Background & Objective:
Speaker Recognition (SR) techniques have been developed into
a relatively mature status over the past few decades through development work. Existing methods
typically use robust features extracted from clean speech signals, and therefore in idealized conditions
can achieve very high recognition accuracy. For critical applications, such as security and forensics,
robustness and reliability of the system are crucial.
Methods:
The background noise and reverberation as often occur in many real-world applications are
known to compromise recognition performance. To improve the performance of speaker verification
systems, an effective and robust technique is proposed to extract features for speech processing, capable
of operating in the clean and noisy condition. Mel Frequency Cepstrum Coefficients (MFCCs)
and Gammatone Frequency Cepstral Coefficients (GFCC) are the mature techniques and the most
common features, which are used for speaker recognition. MFCCs are calculated from the log energies
in frequency bands distributed over a mel scale. While GFCC has been acquired from a bank of
Gammatone filters, which was originally suggested to model human cochlear filtering. This paper
investigates the performance of GFCC and the conventional MFCC feature in clean and noisy conditions.

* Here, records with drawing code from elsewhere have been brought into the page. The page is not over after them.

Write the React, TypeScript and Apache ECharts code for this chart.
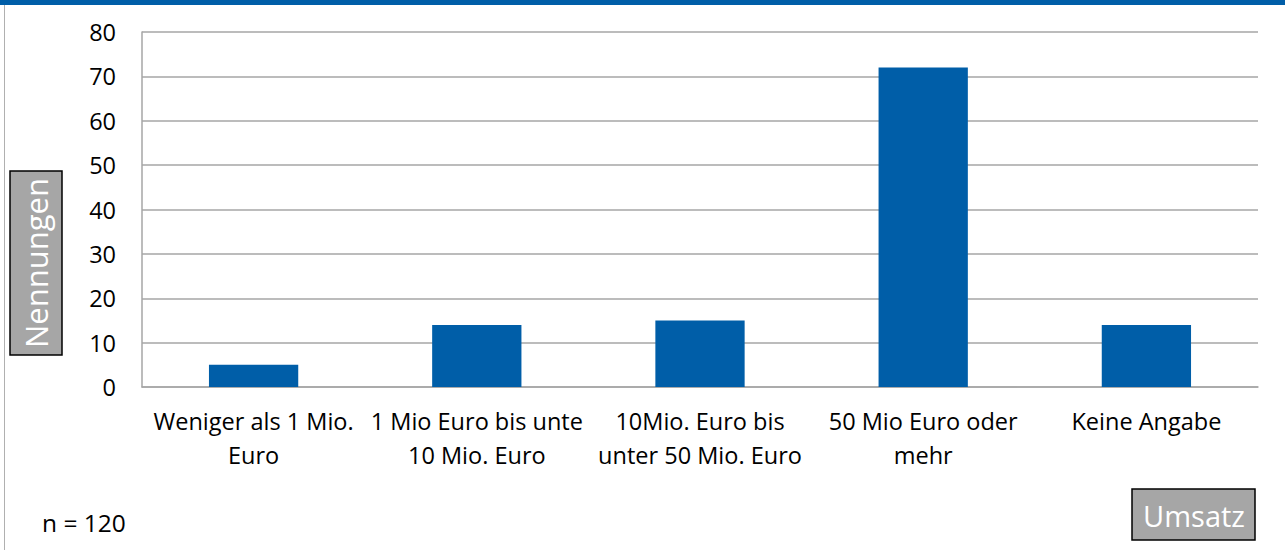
import React, { useEffect, useRef } from "react";
import * as echarts from "echarts";

const categories = [
  "Weniger als 1 Mio.\nEuro",
  "1 Mio Euro bis unte\n10 Mio. Euro",
  "10Mio. Euro bis\nunter 50 Mio. Euro",
  "50 Mio Euro oder\nmehr",
  "Keine Angabe",
];
const values = [5, 14, 15, 72, 14];
const yTicks = { min: 0, max: 80, interval: 10 };
const yAxisTitle = "Nennungen";
const xAxisTitle = "Umsatz";
const note = "n = 120";

const FONT = "'Open Sans', 'Noto Sans', sans-serif";

export default function App() {
  const ref = useRef<HTMLDivElement>(null);
  useEffect(() => {
    if (!ref.current) return;
    const chart = echarts.init(ref.current, undefined, { renderer: "svg" });
    chart.setOption({
      animation: false,
      backgroundColor: "#ffffff",
      textStyle: { fontFamily: FONT },
      grid: { left: 142, right: 27, top: 32, bottom: 163, containLabel: false },
      xAxis: {
        type: "category",
        data: categories,
        axisLine: { show: true, lineStyle: { color: "#a6a6a6", width: 1.5 } },
        axisTick: { show: false },
        axisLabel: {
          color: "#000",
          fontSize: 23.5,
          fontFamily: FONT,
          lineHeight: 34,
          margin: 17,
          interval: 0,
        },
      },
      yAxis: {
        type: "value",
        min: yTicks.min,
        max: yTicks.max,
        interval: yTicks.interval,
        axisLine: { show: true, lineStyle: { color: "#a6a6a6", width: 1.5 } },
        axisTick: { show: false },
        splitLine: { show: true, lineStyle: { color: "#a6a6a6", width: 1.5 } },
        axisLabel: { color: "#000", fontSize: 23.5, fontFamily: FONT, margin: 26 },
      },
      series: [
        {
          type: "bar",
          data: values,
          barWidth: "40%",
          itemStyle: { color: "#005ea8" },
        },
      ],
      graphic: [
        { type: "rect", shape: { x: 0, y: 0, width: 1285, height: 5 }, style: { fill: "#005ea8" }, silent: true },
        { type: "rect", shape: { x: 4, y: 5, width: 1, height: 545 }, style: { fill: "#b0b0b0" }, silent: true },
        {
          type: "rect",
          shape: { x: 10, y: 171, width: 52, height: 184 },
          style: { fill: "#a6a6a6", stroke: "#000", lineWidth: 1.5 },
        },
        {
          type: "text",
          x: 36,
          y: 263,
          rotation: Math.PI / 2,
          style: {
            text: yAxisTitle,
            fill: "#ffffff",
            font: `31px ${FONT}`,
            align: "center",
            verticalAlign: "middle",
          },
        },
        {
          type: "rect",
          shape: { x: 1132, y: 489, width: 123, height: 51 },
          style: { fill: "#a6a6a6", stroke: "#000", lineWidth: 1.5 },
        },
        {
          type: "text",
          x: 1194,
          y: 515,
          style: {
            text: xAxisTitle,
            fill: "#ffffff",
            font: `29px ${FONT}`,
            align: "center",
            verticalAlign: "middle",
          },
        },
        {
          type: "text",
          x: 42,
          y: 522,
          style: {
            text: note,
            fill: "#000",
            font: `24.5px ${FONT}`,
            align: "left",
            verticalAlign: "middle",
          },
        },
      ],
    });
    return () => chart.dispose();
  }, []);
  return (
    <div
      ref={ref}
      style={{ position: "fixed", left: 0, top: 0, width: 1285, height: 550 }}
    />
  );
}
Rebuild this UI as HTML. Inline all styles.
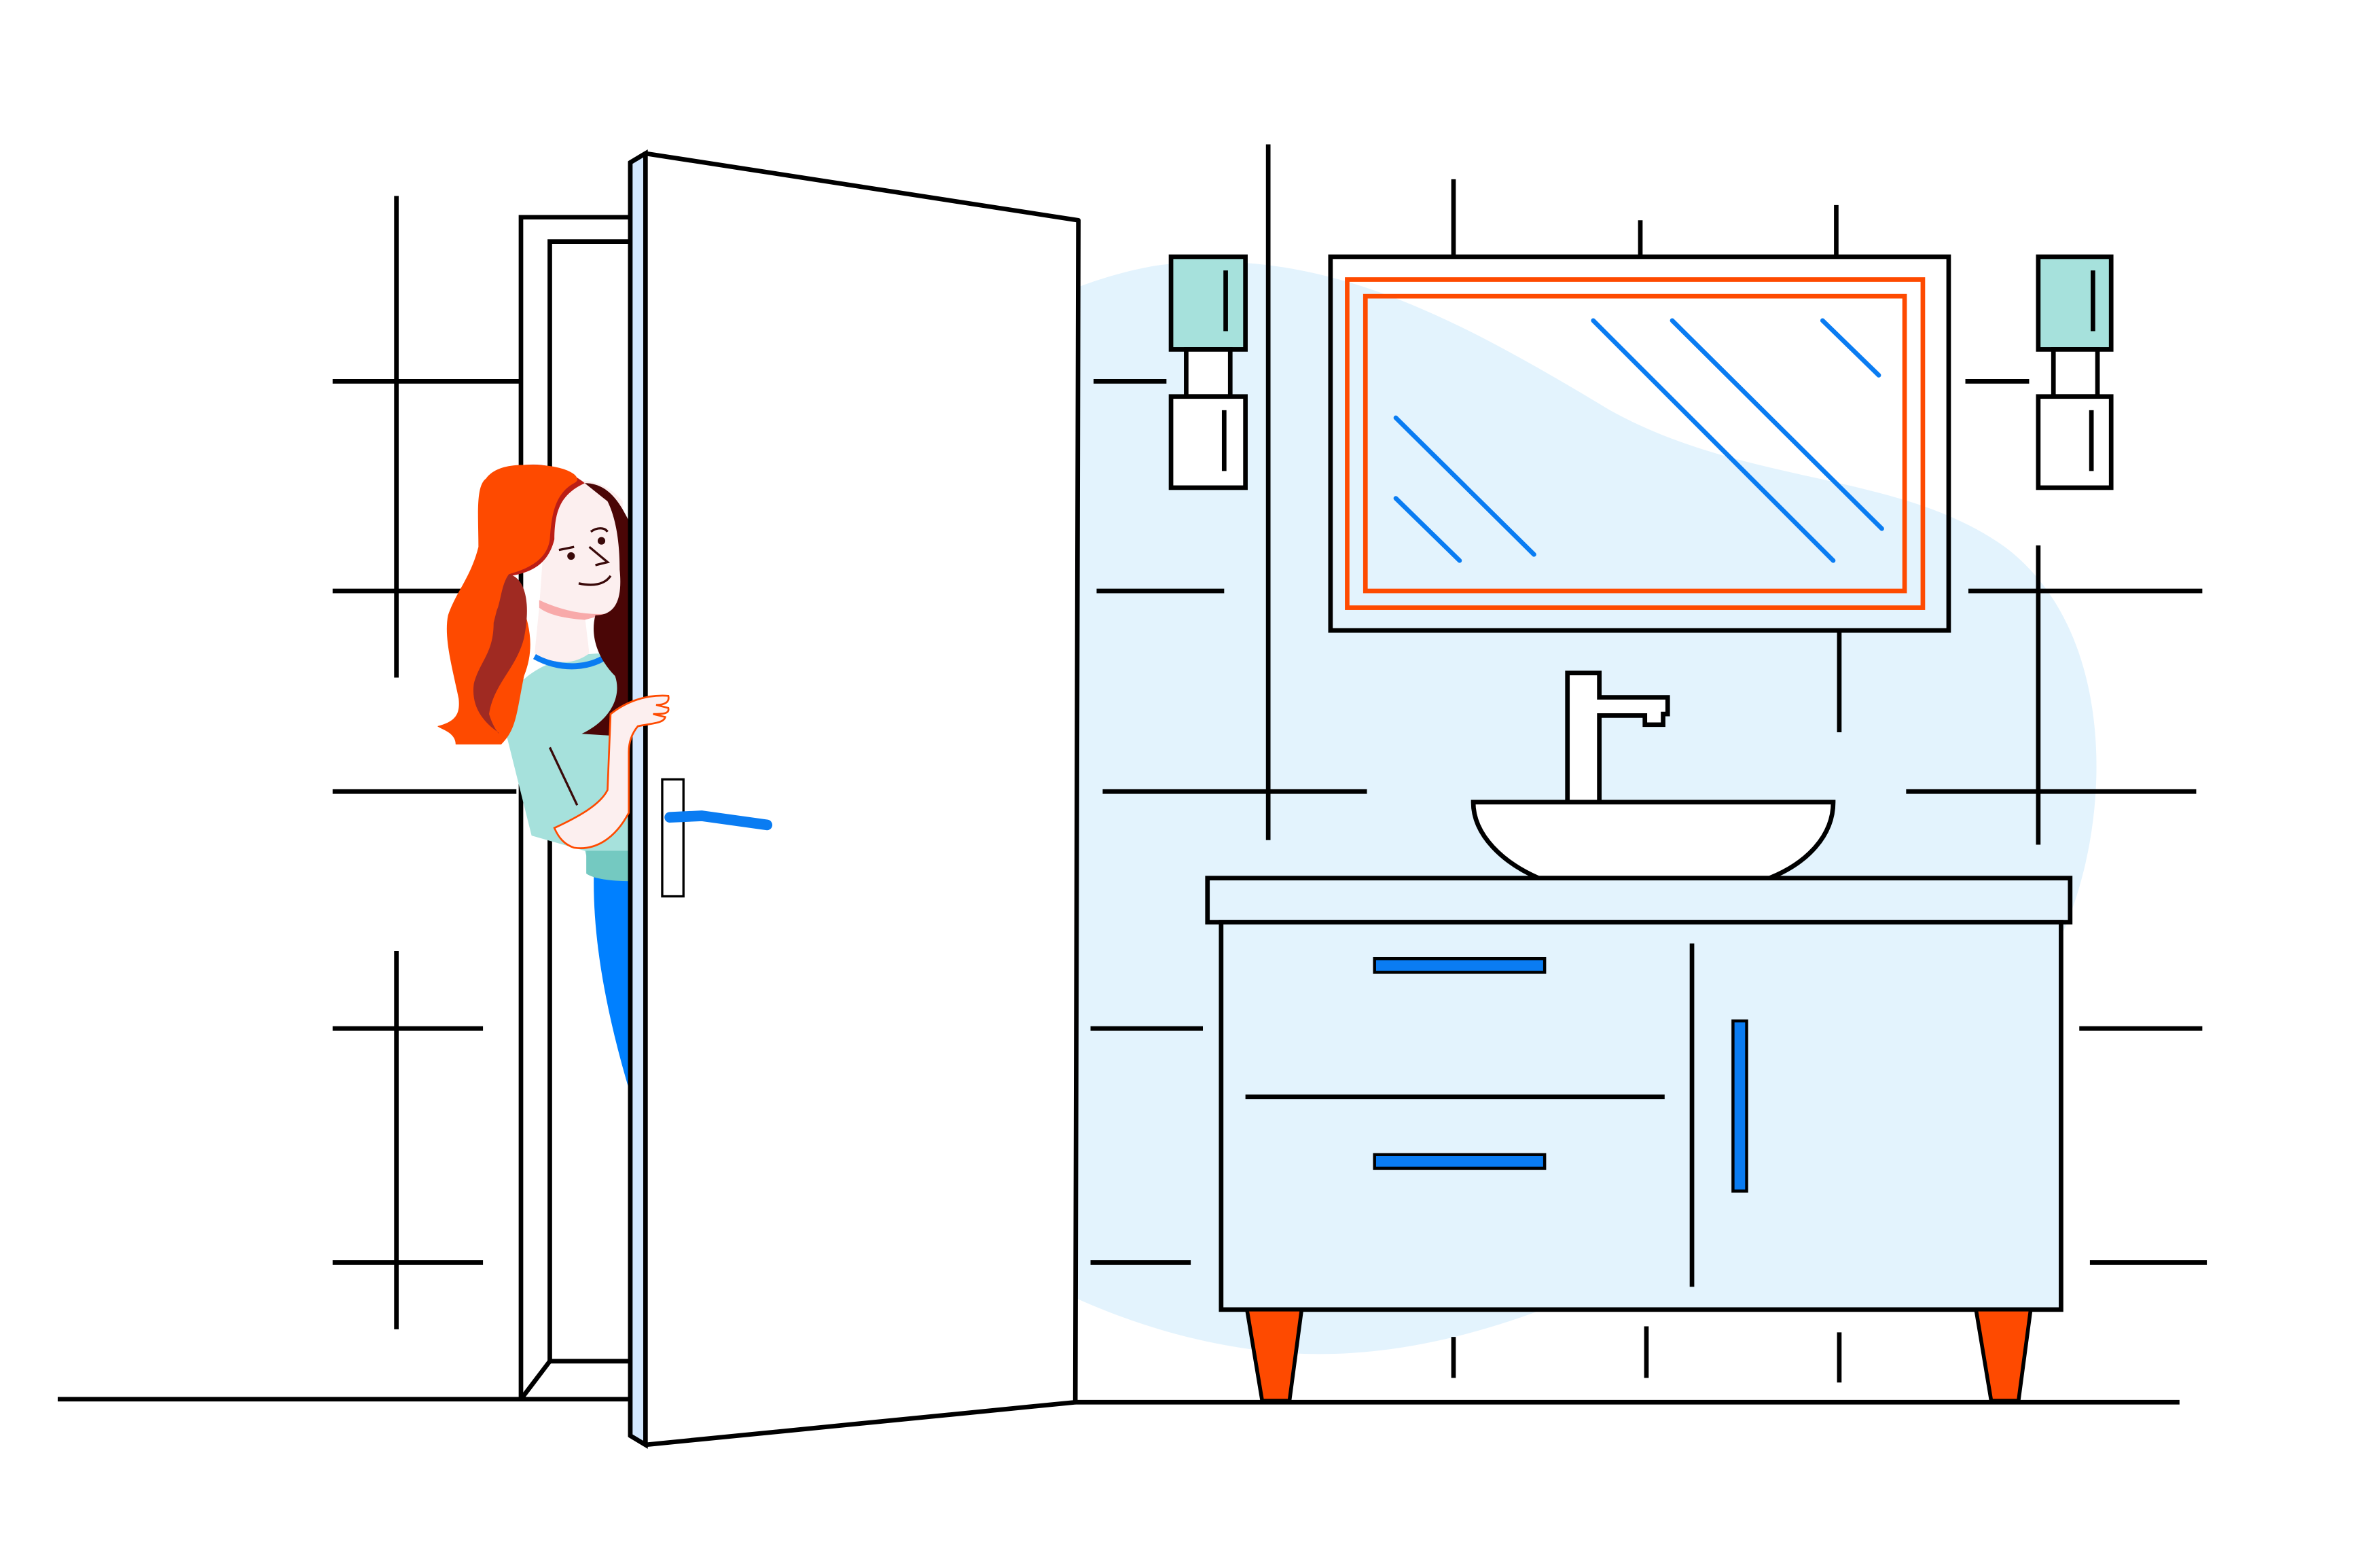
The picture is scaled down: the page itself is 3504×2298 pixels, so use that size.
<!DOCTYPE html>
<html><head><meta charset="utf-8"><style>html,body{margin:0;padding:0;background:#fff}svg{display:block}</style></head>
<body>
<svg width="3504" height="2298" viewBox="0 0 1567 1027.5" preserveAspectRatio="none" xmlns="http://www.w3.org/2000/svg">
<rect width="1570" height="1030" fill="#fff"/>
<path d="M760,175 C870,160 960,210 1060,270 C1150,320 1250,310 1320,360 C1400,420 1390,560 1350,630 C1300,710 1230,740 1160,790 C1060,850 950,900 840,890 C730,880 630,820 590,770 C530,690 510,580 515,470 C520,330 620,200 760,175 Z" fill="#e3f3fd"/>
<g stroke="#000" stroke-width="3" fill="none">
<line x1="261" y1="129" x2="261" y2="446"/><line x1="261" y1="626" x2="261" y2="875"/>
<line x1="219" y1="251" x2="343" y2="251"/><line x1="219" y1="389" x2="310" y2="389"/>
<line x1="219" y1="521" x2="340" y2="521"/><line x1="219" y1="677" x2="318" y2="677"/><line x1="219" y1="831" x2="318" y2="831"/>
<line x1="835" y1="95" x2="835" y2="553"/>
<line x1="720" y1="251" x2="768" y2="251"/><line x1="722" y1="389" x2="806" y2="389"/>
<line x1="726" y1="521" x2="900" y2="521"/><line x1="718" y1="677" x2="792" y2="677"/><line x1="718" y1="831" x2="784" y2="831"/>
<line x1="1342" y1="359" x2="1342" y2="556"/>
<line x1="1294" y1="251" x2="1336" y2="251"/><line x1="1296" y1="389" x2="1450" y2="389"/>
<line x1="1255" y1="521" x2="1446" y2="521"/><line x1="1369" y1="677" x2="1450" y2="677"/><line x1="1376" y1="831" x2="1453" y2="831"/>
<line x1="957" y1="118" x2="957" y2="169"/><line x1="1080" y1="145" x2="1080" y2="169"/><line x1="1209" y1="135" x2="1209" y2="169"/>
<line x1="1211" y1="415" x2="1211" y2="482"/>
<line x1="957" y1="880" x2="957" y2="907"/><line x1="1084" y1="873" x2="1084" y2="907"/><line x1="1211" y1="877" x2="1211" y2="910"/>
<line x1="38" y1="921" x2="415" y2="921"/><line x1="708" y1="923" x2="1435" y2="923"/>
<polyline points="343,921 343,143 415,143"/>
<polyline points="415,159 362,159 362,896 415,896"/>
<line x1="362" y1="896" x2="343" y2="921"/>
</g>
<path d="M391,575 L415,575 L415,720 C400,670 390,620 391,575 Z" fill="#0080ff"/>
<path d="M330,470 C340,440 370,430 400,430 L415,430 L415,580 L390,575 L385,560 L350,550 Z" fill="#a6e1dc"/>
<path d="M386,560 L415,560 L415,580 C400,580 390,578 386,575 Z" fill="#74c9c1"/>
<path d="M352,432 C370,442 390,440 402,430" stroke="#0a7cf2" stroke-width="4" fill="none"/>
<path d="M360,330 C370,312 395,312 410,330 L410,400 C400,405 390,406 385,405 L388,430 C375,440 360,435 352,430 L355,400 Z" fill="#fcefef"/>
<path d="M355,395 C370,402 385,405 400,404 L385,408 C370,407 360,404 355,400 Z" fill="#f8aaaa"/>
<path d="M385,318 C400,318 408,330 415,345 L415,485 L383,483 C400,475 410,460 405,445 C395,435 388,420 392,405 C405,405 410,395 408,375 C408,355 405,340 400,330 Z" fill="#4a0606"/>
<path d="M330,310 C355,300 375,310 385,318 C370,325 365,335 365,355 C360,375 345,378 330,380 Z" fill="#bb1e16"/>
<path d="M345,306 C375,305 385,315 378,318 C365,325 363,340 362,355 C360,370 345,375 335,378 C345,400 355,420 345,445 C340,470 340,480 330,490 C315,490 305,490 300,490 C300,482 290,480 288,478 C300,475 303,470 302,460 C298,440 292,420 295,405 C300,390 310,380 315,360 C315,340 313,320 320,315 C325,308 335,306 345,306 Z" fill="#fe4a00"/>
<path d="M335,378 C345,380 350,395 345,420 C340,440 325,450 322,470 C325,480 330,485 328,482 C318,475 310,465 312,450 C316,435 325,430 325,410 L327,402 C330,395 330,385 335,378 Z" fill="#a02a22"/>
<line x1="362" y1="492" x2="380" y2="530" stroke="#3a0a0a" stroke-width="1.5"/>
<g stroke="#3a0a0a" stroke-width="1.5" fill="none">
<path d="M368,362 L378,360"/><path d="M389,350 C393,347 398,347 400,350"/><path d="M388,360 L400,370 L392,372"/><path d="M381,384 C390,386 398,385 402,379"/>
</g>
<circle cx="376" cy="366" r="2.5" fill="#3a0a0a"/><circle cx="396" cy="356" r="2.5" fill="#3a0a0a"/>
<polygon points="415,107 425,101 710,145 708,923 425,951 415,945" fill="#fff" stroke="#000" stroke-width="3" stroke-linejoin="round"/>
<polygon points="415,107 425,101 425,951 415,945" fill="#d3e7fd" stroke="#000" stroke-width="3"/>
<path d="M365,545 C380,538 395,530 400,520 L402,470 C412,462 425,457 440,458 C441,462 438,464 432,464 L440,466 C441,470 436,470 430,470 L438,472 C437,476 430,476 420,478 C415,484 414,490 414,495 L414,535 C405,552 392,560 378,558 C372,556 368,552 365,545 Z" fill="#fcefef" stroke="#fe4a00" stroke-width="1.2"/>
<rect x="436" y="513" width="14" height="77" fill="#fff" stroke="#000" stroke-width="1.5"/>
<polyline points="441,538 462,537 505,543" stroke="#0a7cf2" stroke-width="7" fill="none" stroke-linecap="round"/>
<rect x="876" y="169" width="407" height="246" fill="none" stroke="#000" stroke-width="3"/>
<rect x="887" y="184" width="379" height="216" fill="none" stroke="#fe4a00" stroke-width="3"/>
<rect x="899" y="195" width="355" height="194" fill="none" stroke="#fe4a00" stroke-width="3"/>
<g stroke="#0a7cf2" stroke-width="3" stroke-linecap="round">
<line x1="1049" y1="211" x2="1207" y2="369"/><line x1="1101" y1="211" x2="1239" y2="348"/><line x1="1200" y1="211" x2="1237" y2="247"/>
<line x1="919" y1="275" x2="1010" y2="365"/><line x1="919" y1="328" x2="961" y2="369"/>
</g>
<g stroke="#000" stroke-width="3">
<rect x="771" y="169" width="49" height="61" fill="#a6e1dc"/><rect x="781" y="230" width="29" height="31" fill="#fff"/><rect x="771" y="261" width="49" height="60" fill="#fff"/>
<line x1="807" y1="178" x2="807" y2="218"/><line x1="806" y1="270" x2="806" y2="310"/>
<rect x="1342" y="169" width="48" height="61" fill="#a6e1dc"/><rect x="1352" y="230" width="29" height="31" fill="#fff"/><rect x="1342" y="261" width="48" height="60" fill="#fff"/>
<line x1="1378" y1="178" x2="1378" y2="218"/><line x1="1377" y1="270" x2="1377" y2="310"/>
</g>
<path d="M1032,527 L1032,443 L1053,443 L1053,459 L1098,459 L1098,470 L1095,470 L1095,477 L1083,477 L1083,471 L1053,471 L1053,527" fill="#fff" stroke="#000" stroke-width="3"/>
<path d="M970,528 L1207,528 C1207,550 1190,568 1165,578 L1013,578 C990,568 970,550 970,528 Z" fill="#fff" stroke="#000" stroke-width="3"/>
<rect x="795" y="578" width="568" height="29" fill="#e3f3fd" stroke="#000" stroke-width="3"/>
<rect x="804" y="607" width="553" height="255" fill="#e3f3fd" stroke="#000" stroke-width="3"/>
<line x1="1114" y1="621" x2="1114" y2="847" stroke="#000" stroke-width="3"/>
<line x1="820" y1="722" x2="1096" y2="722" stroke="#000" stroke-width="3"/>
<g fill="#0a7cf2" stroke="#000" stroke-width="2">
<rect x="905" y="631" width="112" height="9"/><rect x="905" y="760" width="112" height="9"/><rect x="1141" y="672" width="9" height="112"/>
</g>
<g fill="#fe4a00" stroke="#000" stroke-width="2.5">
<polygon points="821,862 857,862 849,922 831,922"/><polygon points="1301,862 1337,862 1329,922 1311,922"/>
</g>
</svg>
</body></html>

The effects of the Signal-to-Noise Ratio (SNR) and language mismatch on the system performance
have been taken into account in this work.
Conclusion:
Experimental results have shown significant improvement in system performance in
terms of reduced equal error rate and detection error trade-off. Performance in terms of recognition
rates under various types of noise, various Signal-to-Noise Ratios (SNRs) was quantified via simulation.
Results of the study are also presented and discussed.